Como si hubiera estado a punto de cometer un pecado leve, Laurencich confiesa que varias veces se tentó con la posibilidad de trasladar Vete de mí de los noventa al presente. “Pero descubrí que se me escapaba la historia porque la incomunicación que había en esa época era también un ingrediente de la trama. Había que hablar por teléfonos públicos y conseguir las fichas, ¡cómo cambiaron las cosas, es otro mundo! Antes había más tiempo para el lirismo”, bromea la escritora, que justo recibe de alguna parte de este nuevo mundo un llamado en su teléfono celular.

–¿Por qué la sexualidad de Luis es cuestionada en un momento de la novela? ¿Eso también es una marca de época?

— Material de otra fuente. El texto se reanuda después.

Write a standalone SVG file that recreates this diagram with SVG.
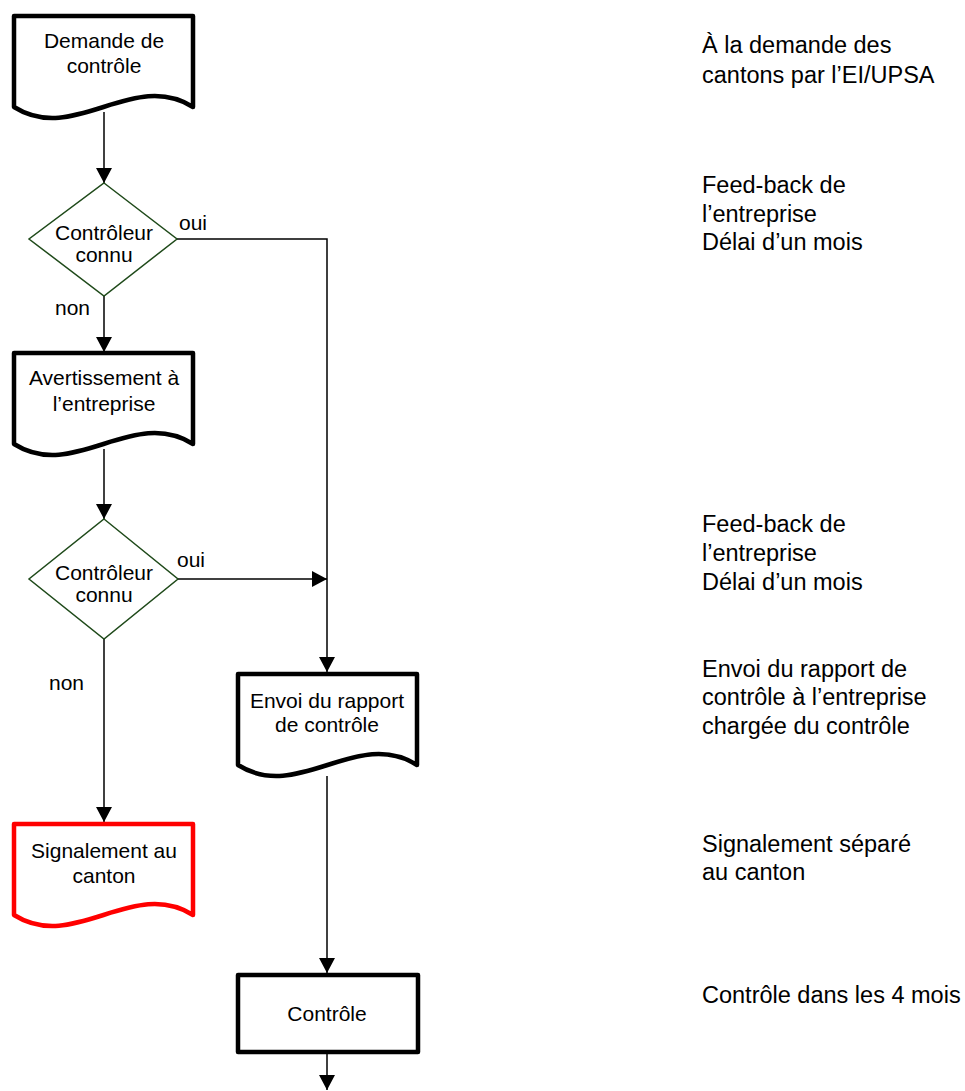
<svg xmlns="http://www.w3.org/2000/svg" width="965" height="1091" viewBox="0 0 965 1091">
<style>
  text { font-family: "Liberation Sans", Arial, sans-serif; fill: #000; }
  .lbl { font-size: 21px; text-anchor: middle; }
  .edge-lbl { font-size: 21px; }
  .note { font-size: 23.5px; }
  .doc { fill: #fff; stroke: #000; stroke-width: 4.5; stroke-linejoin: round; }
  .doc-red { fill: #fff; stroke: #ff0000; stroke-width: 4.5; stroke-linejoin: round; }
  .proc { fill: #fff; stroke: #000; stroke-width: 4.5; stroke-linejoin: round; }
  .dec { fill: #fff; stroke: #1f4a1a; stroke-width: 1.5; }
  .conn { fill: none; stroke: #000; stroke-width: 1.5; }
</style>
<defs>
  <path id="docshape" d="M0,0 H179 V91 C119,53 60,129 0,91 Z"/>
  <marker id="arrow" markerUnits="userSpaceOnUse" markerWidth="16" markerHeight="16" refX="15" refY="8" orient="auto">
    <path d="M0,0 L15,8 L0,16 Z" fill="#000"/>
  </marker>
</defs>

<g id="connectors">
  <path class="conn" d="M104,112 V183" marker-end="url(#arrow)"/>
  <path class="conn" d="M104,296 V352" marker-end="url(#arrow)"/>
  <path class="conn" d="M177,239 H327 V672" marker-end="url(#arrow)"/>
  <path class="conn" d="M104,449 V519" marker-end="url(#arrow)"/>
  <path class="conn" d="M178,579 H327" marker-end="url(#arrow)"/>
  <path class="conn" d="M104,639 V822" marker-end="url(#arrow)"/>
  <path class="conn" d="M327,776 V973" marker-end="url(#arrow)"/>
  <path class="conn" d="M327,1054 V1090" marker-end="url(#arrow)"/>
  <text class="edge-lbl" x="179" y="230">oui</text>
  <text class="edge-lbl" x="177" y="567">oui</text>
  <text class="edge-lbl" x="55" y="315">non</text>
  <text class="edge-lbl" x="49" y="690">non</text>
</g>

<g id="demande">
  <use href="#docshape" class="doc" transform="translate(14,16)"/>
  <text class="lbl" x="104" y="48">Demande de</text>
  <text class="lbl" x="104" y="73">contrôle</text>
</g>

<g id="decision1">
  <path class="dec" d="M104,183 L177,239 L104,296 L29,239 Z"/>
  <text class="lbl" x="104" y="239.5">Contrôleur</text>
  <text class="lbl" x="104" y="261.5">connu</text>
</g>

<g id="avertissement">
  <use href="#docshape" class="doc" transform="translate(14,353)"/>
  <text class="lbl" x="104" y="385">Avertissement à</text>
  <text class="lbl" x="104" y="411">l’entreprise</text>
</g>

<g id="decision2">
  <path class="dec" d="M104,519 L178,579 L104,639 L29,579 Z"/>
  <text class="lbl" x="104" y="579.5">Contrôleur</text>
  <text class="lbl" x="104" y="601.5">connu</text>
</g>

<g id="envoi">
  <use href="#docshape" class="doc" transform="translate(238,674)"/>
  <text class="lbl" x="327" y="708">Envoi du rapport</text>
  <text class="lbl" x="327" y="732">de contrôle</text>
</g>

<g id="signalement">
  <use href="#docshape" class="doc-red" transform="translate(14,824)"/>
  <text class="lbl" x="104" y="858">Signalement au</text>
  <text class="lbl" x="104" y="883">canton</text>
</g>

<g id="controle">
  <rect class="proc" x="238" y="975" width="180" height="77"/>
  <text class="lbl" x="327" y="1021">Contrôle</text>
</g>

<g id="notes">
  <text class="note" x="702" y="53">À la demande des</text>
  <text class="note" x="702" y="82.5">cantons par l’EI/UPSA</text>
  <text class="note" x="702" y="192.5">Feed-back de</text>
  <text class="note" x="702" y="221.5">l’entreprise</text>
  <text class="note" x="702" y="250">Délai d’un mois</text>
  <text class="note" x="702" y="532">Feed-back de</text>
  <text class="note" x="702" y="561">l’entreprise</text>
  <text class="note" x="702" y="590">Délai d’un mois</text>
  <text class="note" x="702" y="676.5">Envoi du rapport de</text>
  <text class="note" x="702" y="705">contrôle à l’entreprise</text>
  <text class="note" x="702" y="733.5">chargée du contrôle</text>
  <text class="note" x="702" y="851.5">Signalement séparé</text>
  <text class="note" x="702" y="880">au canton</text>
  <text class="note" x="702" y="1002.5">Contrôle dans les 4 mois</text>
</g>
</svg>
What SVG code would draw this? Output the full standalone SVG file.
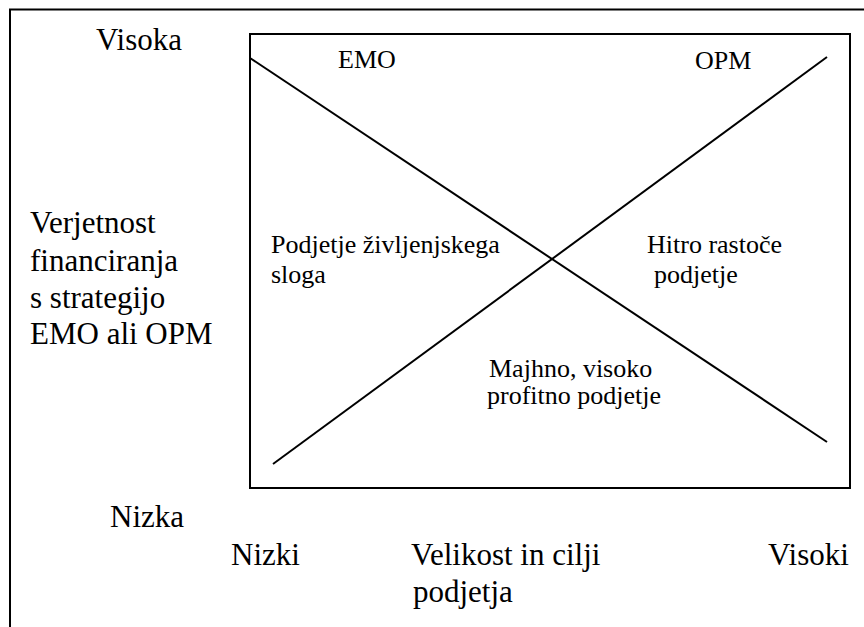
<svg xmlns="http://www.w3.org/2000/svg" width="864" height="627" viewBox="0 0 864 627">
  <style>
    .frame { fill: none; stroke: #000; stroke-width: 2; }
    .diag { fill: none; stroke: #000; stroke-width: 2; }
    text { font-family: "Liberation Serif", "DejaVu Serif", "Times New Roman", serif; fill: #000; }
    .big { font-size: 31px; }
    .small { font-size: 26px; }
  </style>
  <rect width="864" height="627" fill="#fff"/>
  <!-- outer frame, running off the right and bottom edges -->
  <rect class="frame" x="10" y="9.5" width="880" height="640"/>

  <!-- axis labels -->
  <g id="axis-y" font-family="Liberation Serif, serif">
    <text class="big" x="96" y="50">Visoka</text>
    <text class="big" x="30" y="233">Verjetnost</text>
    <text class="big" x="30" y="271">financiranja</text>
    <text class="big" x="30" y="308">s strategijo</text>
    <text class="big" x="30" y="344">EMO ali OPM</text>
    <text class="big" x="110" y="527">Nizka</text>
  </g>
  <g id="axis-x" font-family="Liberation Serif, serif">
    <text class="big" x="231" y="565">Nizki</text>
    <text class="big" x="411" y="565">Velikost in cilji</text>
    <text class="big" x="413" y="602">podjetja</text>
    <text class="big" x="768" y="565">Visoki</text>
  </g>

  <!-- matrix box -->
  <g id="matrix">
    <rect class="frame" x="250" y="34" width="600" height="454"/>
  </g>

  <!-- crossing lines -->
  <g id="connectors">
    <line class="diag" x1="250" y1="58" x2="827" y2="442"/>
    <line class="diag" x1="273" y1="464" x2="827" y2="57"/>
  </g>

  <!-- quadrant labels -->
  <g id="label-emo"><text class="small" x="338" y="68">EMO</text></g>
  <g id="label-opm"><text class="small" x="695" y="69">OPM</text></g>
  <g id="label-lifestyle">
    <text class="small" x="271" y="253">Podjetje življenjskega</text>
    <text class="small" x="271" y="283">sloga</text>
  </g>
  <g id="label-growth">
    <text class="small" x="647" y="253">Hitro rastoče</text>
    <text class="small" x="654" y="283">podjetje</text>
  </g>
  <g id="label-small">
    <text class="small" x="489" y="377">Majhno, visoko</text>
    <text class="small" x="487" y="404">profitno podjetje</text>
  </g>
</svg>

–Eso lo trabajé mucho, seguramente esa libertad sexual sin límites era más despreciada por la mayoría de la gente. No quiere decir que ahora se la acepte abiertamente, pero no pasa nada con eso. Yo no quería mostrar un “puto”, me daba cuenta de que había cosas que escribía y que algunos hombres que las leían me decían: “Ah, entonces es un puto”. A medida que fui aprendiendo a escribir, me di cuenta de que no necesitaba mostrar todo para que se vea lo que pasa. Basta con poner la semillita para que el otro perciba la planta que puede crecer. No quería que su sexualidad interfiriera en la comprensión del personaje. Aunque esté moderada, la sexualidad de Luis es revulsiva para algunos por ese machismo mal entendido. Ninguna mujer se siente afectada por eso; en general, son los hombres los que reaccionan. El tema de la sexualidad, entre las clases altas, se maneja de una manera muy diferente de cómo se maneja en la clase media de barrio. Hay cosas que en determinados ámbitos pasan, mientras no rompan con los protocolos y trasciendan otras esferas.

–¿A pesar de que los sectores más aristocráticos cuiden mucho más el tema de la apariencia?

–Sí... pero a puertas cerradas, ¿cuál es el problema? Se tolera, el tema moral deja de ser tan importante. En cambio, en la clase media, más allá de que se muestre o no se muestre, genera un conflicto: ¿qué voy a hacer con esto?

Laurencich repite esa pregunta con los ojos hasta que su voz regresa para comentar que hasta el año pasado esta novela, que después de 18 años de trabajo de hormiga ha alcanzado la mayoría de edad, se llamaba Si te cuenta que me vieron. “Pero la frase ‘vete de mí’ me venía tan bien; tenía ganas de decirles a tantas cosas que se fueran de mí –subraya la narradora–. Mi analista dice que el título también es una forma de sacarme la novela de encima. Aunque se podría decir que se cerró un capítulo, sigo pensando en Luis”. La narradora se calla para escuchar el zumbido de los recuerdos y el murmullo de los árboles. La tarde se fuga en cámara lenta.